Though acknowledging that this edict does not have the force of law, Ms Doherty added that other government departments will, in time, make a card mandatory, if services are sought.

This sleight-of-hand introduction of national identity cards may not mean they are a legal requirement, yet. But, as per the woman in her 70s who was denied her pension entitlements because she declined to register for a card, abstention carries a cost. Whether this bureaucratic compunction can withstand an almost inevitable court challenge remains to be seen.

In any event, the lively cob that swung John Wayne and Maureen O’Hara through Connemara, all those years ago, has well and truly bolted. The project seems so far advanced that it has achieved an unstoppable momentum. More than half the population — 2.75m people — has a card and the Department of Social Protection hopes to have issued 3m cards before the end of the year, an objective that has as much to do with contractual obligations and the avoidance of financial penalties as it has to do with bolstering national security. That the department has issued around 50,000 cards a month this year — 2,000 or so every working day — hardly suggests the kind of rigorous screening that might confound determined, vaguely imaginative criminals. This rate of confirmation points to one of the most worrying aspects of a scheme like this — its integrity. Unfortunately, the State has a distressingly porous record in data protection and must accept a new level of responsibility in this area.

These issues are at the heart of the EU Commission’s data-protection proposals, which come into force early next year. The objective is to standardise data-protection rights across the EU, regardless of where data is processed.

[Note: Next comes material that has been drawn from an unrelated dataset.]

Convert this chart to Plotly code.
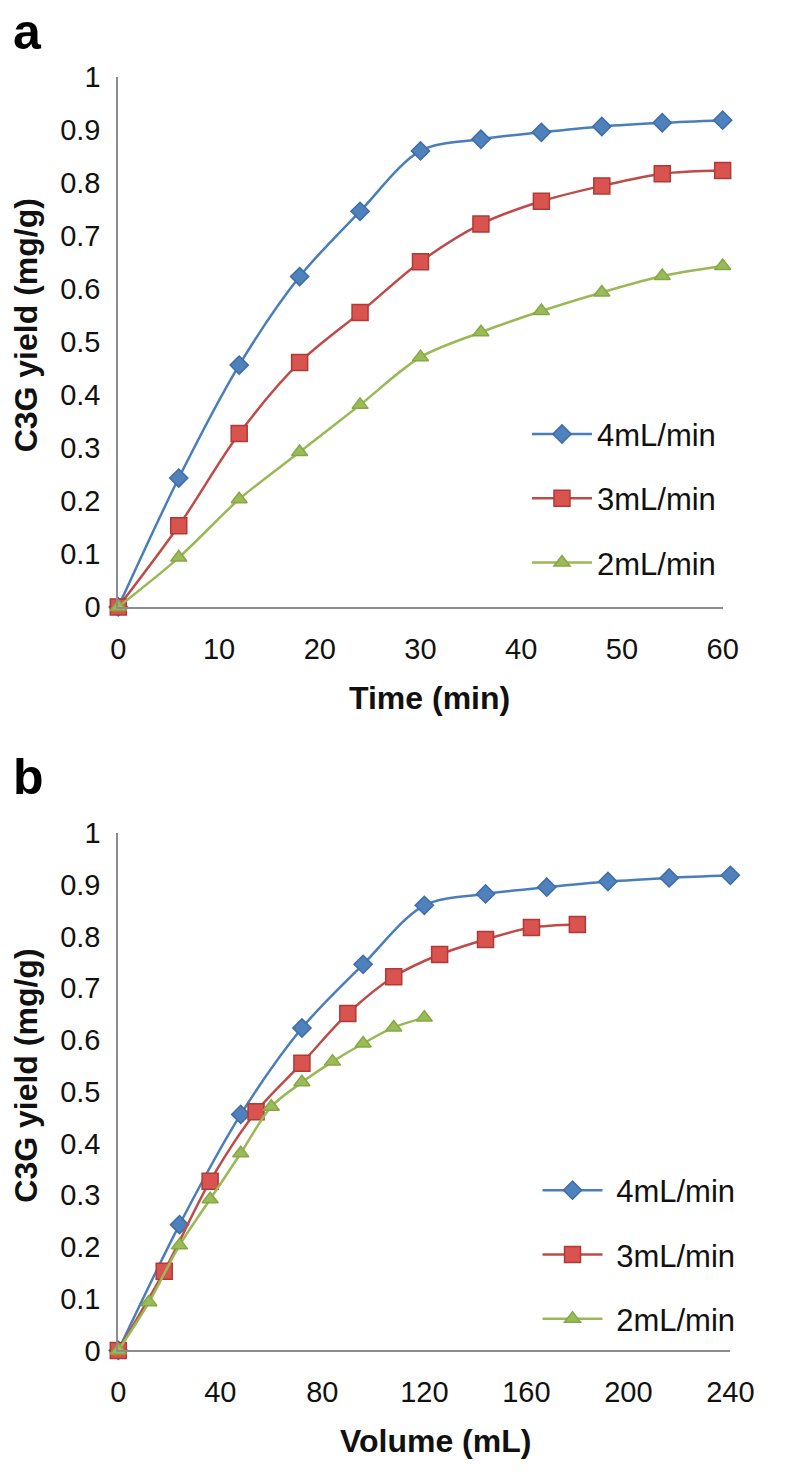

That idea is easy to express, but it represent a significant challenge for public service providers and security services.

It may seem naive to suggest a mandatory system of

digital alerts, so that anyone with a card, unless in exceptional circumstances, would automatically, and to mirror Ms Doherty’s take-it-or-leave-it fiat, be notified electronically anytime their personal data is accessed. After all, in a democracy, compunction works both ways and, in terms of softwear design, establishing this citizen reassurance would be child’s play.

The spectre of Brexit, and the inevitability of a border of one kind of another on this island, looms over the whole process, as does the prospect of an electronic border everywhere.

Just as Canute could not stop the tide, this citizen-tagging seems an inevitable advance of state power over the individual. That may seem, if you are of a certain disposition, another example of Big Brother’s controlling hand intruding in your life, but the alternative seems even worse.